Hundreds of New York State United Teachers members went to Albany Feb. 15 to call on their state legislators and urge them to reject $1.5 billion in proposed education cuts.

The member lobbyists, including teachers and school support staff as well as college faculty and professionals, shared a common message: "Don't erase our progress." They presented the lawmakers with chalkboard erasers and asked them not to erase the progress students have made, while sharing with them stories about how deep budget cuts would damage programs, student achievement and the state's fragile economic recovery.

"Teachers and others who work in our public schools and colleges are taxpayers, too, and they understand that New York's fiscal crisis is serious," says NYSUT president and AFT vice president Richard Iannuzzi. "Educators have rolled up their sleeves and done the hard work to provide cost savings to their districts, while still protecting student programs and ensuring that classroom professionals are treated fairly. Now, it's time for the governor and Legislature to step up and protect public schools and colleges from even greater harm, and to ensure that the notion of 'shared sacrifice' includes all New Yorkers, including the most affluent."
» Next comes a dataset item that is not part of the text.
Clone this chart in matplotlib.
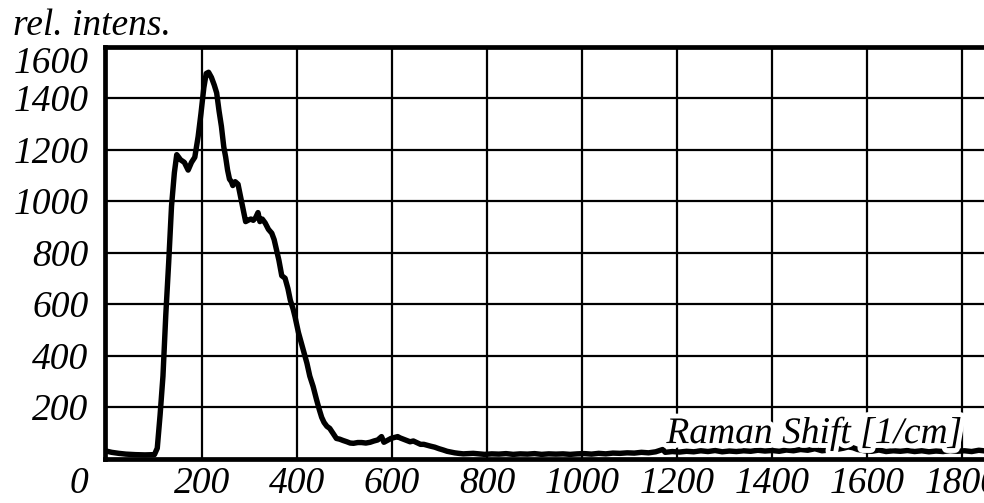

The lobbying coincided with NYSUT executive vice president Andrew Pallotta's testimony to legislators. He said that a drop-off in federal aid, abandonment of the state's promise to fully fund the Campaign for Fiscal Equity decision and the threat of an ill-conceived tax cap are squeezing school districts and creating a "perfect storm" that would be exacerbated by $1.5 billion in additional cuts. If enacted, the governor's proposed budget would balloon class sizes; deprive students of art, music and the services of guidance counselors; and lead to the elimination of extracurricular activities in many communities, Pallotta noted.

"NYSUT has made it clear it is willing to work, as partners, at the state and local level to preserve essential services," Pallotta said. "It should be absolutely clear, however, we can't cut our way to educational excellence, and New York voters understand that as well. They also understand that as deep cuts are proposed for education, the wealthiest 3 percent of New Yorkers would enjoy a multibillion-dollar tax cut—which they resoundingly oppose."

In New York City, meanwhile, the United Federation of Teachers launched a television ad campaign Feb. 12 urging Mayor Michael Bloomberg to protect teachers and schools, not millionaires. The 30-second spot, called "Blizzard," will run through Feb. 22 on local broadcast stations as well as cable television networks in the New York metropolitan area, including airtime on some of TV's most popular shows.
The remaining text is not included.